When we moved to Calcutta, my father was nearing seventy-eight; he’d accomplished his three-score-and-ten without any major hitches; and, as I write this, he’s less than two months away from being ninety. At seventy-eight, he was still more active and agile than I am now, though, with hindsight, I can see the stealthy signs of dementia — mainly a slight loping oddness of gait — were already present.
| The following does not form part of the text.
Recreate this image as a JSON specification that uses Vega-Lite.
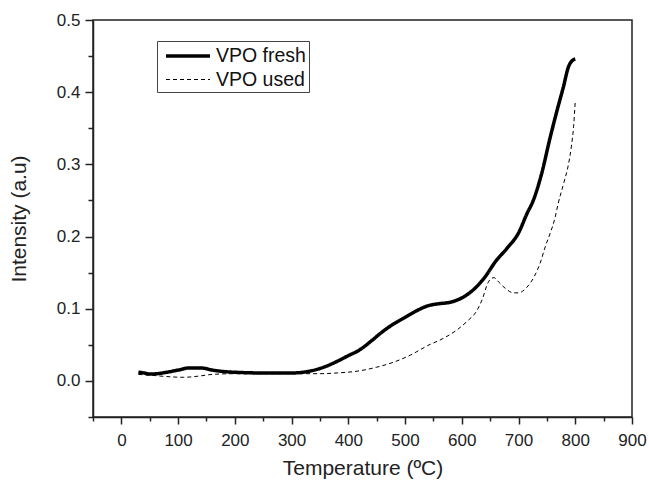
{
  "$schema": "https://vega.github.io/schema/vega-lite/v6.json",
  "width": 539,
  "height": 397,
  "autosize": {"type": "none"},
  "padding": {"left": 93, "top": 20, "right": 17, "bottom": 64},
  "background": "white",
  "config": {
    "view": {"stroke": "#222", "strokeWidth": 1.5},
    "font": "Liberation Sans",
    "axis": {"grid": false, "domainColor": "#222", "domainWidth": 1.5, "tickColor": "#222", "tickWidth": 1.5, "labelColor": "#222", "titleColor": "#222", "labelFont": "Liberation Sans", "titleFont": "Liberation Sans", "labelFontSize": 17, "titleFontSize": 21, "titleFontWeight": "normal"}
  },
  "data": {
    "values": [
      {"series": "VPO fresh", "t": 30, "v": 0.012},
      {"series": "VPO fresh", "t": 40, "v": 0.011},
      {"series": "VPO fresh", "t": 50, "v": 0.0095},
      {"series": "VPO fresh", "t": 60, "v": 0.0098},
      {"series": "VPO fresh", "t": 80, "v": 0.012},
      {"series": "VPO fresh", "t": 100, "v": 0.015},
      {"series": "VPO fresh", "t": 120, "v": 0.018},
      {"series": "VPO fresh", "t": 140, "v": 0.018},
      {"series": "VPO fresh", "t": 160, "v": 0.015},
      {"series": "VPO fresh", "t": 180, "v": 0.013},
      {"series": "VPO fresh", "t": 200, "v": 0.012},
      {"series": "VPO fresh", "t": 250, "v": 0.011},
      {"series": "VPO fresh", "t": 300, "v": 0.011},
      {"series": "VPO fresh", "t": 320, "v": 0.012},
      {"series": "VPO fresh", "t": 340, "v": 0.015},
      {"series": "VPO fresh", "t": 360, "v": 0.02},
      {"series": "VPO fresh", "t": 380, "v": 0.027},
      {"series": "VPO fresh", "t": 400, "v": 0.035},
      {"series": "VPO fresh", "t": 420, "v": 0.043},
      {"series": "VPO fresh", "t": 440, "v": 0.055},
      {"series": "VPO fresh", "t": 460, "v": 0.068},
      {"series": "VPO fresh", "t": 480, "v": 0.079},
      {"series": "VPO fresh", "t": 500, "v": 0.088},
      {"series": "VPO fresh", "t": 520, "v": 0.097},
      {"series": "VPO fresh", "t": 540, "v": 0.104},
      {"series": "VPO fresh", "t": 560, "v": 0.107},
      {"series": "VPO fresh", "t": 580, "v": 0.109},
      {"series": "VPO fresh", "t": 600, "v": 0.115},
      {"series": "VPO fresh", "t": 620, "v": 0.126},
      {"series": "VPO fresh", "t": 640, "v": 0.143},
      {"series": "VPO fresh", "t": 660, "v": 0.166},
      {"series": "VPO fresh", "t": 680, "v": 0.184},
      {"series": "VPO fresh", "t": 700, "v": 0.205},
      {"series": "VPO fresh", "t": 715, "v": 0.232},
      {"series": "VPO fresh", "t": 726, "v": 0.25},
      {"series": "VPO fresh", "t": 740, "v": 0.285},
      {"series": "VPO fresh", "t": 756, "v": 0.338},
      {"series": "VPO fresh", "t": 768, "v": 0.375},
      {"series": "VPO fresh", "t": 779, "v": 0.407},
      {"series": "VPO fresh", "t": 788, "v": 0.435},
      {"series": "VPO fresh", "t": 795, "v": 0.444},
      {"series": "VPO fresh", "t": 800, "v": 0.446},
      {"series": "VPO used", "t": 30, "v": 0.009},
      {"series": "VPO used", "t": 50, "v": 0.008},
      {"series": "VPO used", "t": 80, "v": 0.006},
      {"series": "VPO used", "t": 110, "v": 0.005},
      {"series": "VPO used", "t": 140, "v": 0.007},
      {"series": "VPO used", "t": 160, "v": 0.009},
      {"series": "VPO used", "t": 200, "v": 0.01},
      {"series": "VPO used", "t": 250, "v": 0.01},
      {"series": "VPO used", "t": 300, "v": 0.01},
      {"series": "VPO used", "t": 350, "v": 0.01},
      {"series": "VPO used", "t": 380, "v": 0.011},
      {"series": "VPO used", "t": 420, "v": 0.014},
      {"series": "VPO used", "t": 450, "v": 0.019},
      {"series": "VPO used", "t": 480, "v": 0.026},
      {"series": "VPO used", "t": 510, "v": 0.036},
      {"series": "VPO used", "t": 540, "v": 0.049},
      {"series": "VPO used", "t": 570, "v": 0.06},
      {"series": "VPO used", "t": 592, "v": 0.071},
      {"series": "VPO used", "t": 610, "v": 0.083},
      {"series": "VPO used", "t": 627, "v": 0.098},
      {"series": "VPO used", "t": 637, "v": 0.115},
      {"series": "VPO used", "t": 645, "v": 0.134},
      {"series": "VPO used", "t": 652, "v": 0.142},
      {"series": "VPO used", "t": 657, "v": 0.143},
      {"series": "VPO used", "t": 665, "v": 0.137},
      {"series": "VPO used", "t": 677, "v": 0.128},
      {"series": "VPO used", "t": 691, "v": 0.122},
      {"series": "VPO used", "t": 700, "v": 0.122},
      {"series": "VPO used", "t": 715, "v": 0.13},
      {"series": "VPO used", "t": 728, "v": 0.145},
      {"series": "VPO used", "t": 738, "v": 0.163},
      {"series": "VPO used", "t": 748, "v": 0.188},
      {"series": "VPO used", "t": 756, "v": 0.205},
      {"series": "VPO used", "t": 764, "v": 0.225},
      {"series": "VPO used", "t": 770, "v": 0.246},
      {"series": "VPO used", "t": 780, "v": 0.275},
      {"series": "VPO used", "t": 788, "v": 0.3},
      {"series": "VPO used", "t": 793, "v": 0.324},
      {"series": "VPO used", "t": 797, "v": 0.352},
      {"series": "VPO used", "t": 800, "v": 0.388}
    ]
  },
  "mark": {"type": "line", "color": "black", "interpolate": "monotone", "clip": true},
  "encoding": {
    "x": {
      "field": "t", "type": "quantitative",
      "scale": {"domain": [-50, 900], "nice": false, "zero": false},
      "axis": {
        "title": "Temperature (ºC)",
        "values": [-50, 0, 50, 100, 150, 200, 250, 300, 350, 400, 450, 500, 550, 600, 650, 700, 750, 800, 850, 900],
        "labelExpr": "datum.value % 100 === 0 ? datum.label : ''",
        "tickSize": {"condition": {"test": "datum.value % 100 === 0", "value": 7}, "value": 4},
        "labelPadding": 8,
        "titlePadding": 9,
        "labelFlush": false,
        "labelOverlap": false
      }
    },
    "y": {
      "field": "v", "type": "quantitative",
      "scale": {"domain": [-0.05, 0.5], "nice": false, "zero": false},
      "axis": {
        "title": "Intensity (a.u)",
        "values": [-0.05, 0, 0.05, 0.1, 0.15, 0.2, 0.25, 0.3, 0.35, 0.4, 0.45, 0.5],
        "format": ".1f",
        "labelExpr": "round(datum.value * 100) % 10 === 0 ? datum.label : ''",
        "tickSize": {"condition": {"test": "round(datum.value * 100) % 10 === 0", "value": 8}, "value": 5},
        "labelPadding": 5,
        "titlePadding": 27,
        "labelFlush": false,
        "labelOverlap": false
      }
    },
    "strokeDash": {
      "field": "series", "type": "nominal",
      "scale": {"domain": ["VPO fresh", "VPO used"], "range": [[1, 0], [4, 3]]},
      "legend": {
        "title": null,
        "orient": "none",
        "legendX": 64,
        "legendY": 21,
        "symbolType": "M-0.6,0H3.8",
        "symbolSize": 400,
        "symbolStrokeColor": "black",
        "labelFontSize": 19.5,
        "labelFont": "Liberation Sans",
        "labelColor": "#111",
        "labelOffset": 32,
        "rowPadding": 3,
        "padding": 3,
        "strokeColor": "#444",
        "fillColor": "white"
      }
    },
    "strokeWidth": {
      "field": "series", "type": "nominal",
      "scale": {"domain": ["VPO fresh", "VPO used"], "range": [3.5, 1]},
      "legend": null
    }
  }
}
Our plan, from 1999 onward, if the world didn’t end on the stroke of midnight at the millennium’s end, as many had hinted it would, was to “divide time” between Calcutta and England. This was what we’d been doing anyway; but the intention was now to invert the previous allocations of the year — to spend fewer months in England, more in India. Part of the reason for this was I didn’t want to discover one day that I was old, not far from death, and still living in England; for some reason, it didn’t seem like the right ending for the story my imagination had constructed of my life. I’d seen it happen to others — couples who’d lived much of their adult life in Bicester, or Rochdale, or in Newbury Park; always deferring the day of departure, always behaving as if they were temporary residents who’d been in England for only the last few months; then, when the time of departure came at last, it was a further deferral of their plans — it was a departure to the afterlife, no doubt another limited stint before they made their way back to Bengal. They were the banal counterparts of the figure in the de Chirico painting which V. S. Naipaul invokes in order to reflect on what he’s still doing in Wiltshire after so many years. We do what we do only with part volition — that much is a truism. I was determined to be neither like Naipaul nor that figure — and to exercise a choice while I was still conscious of the need for it.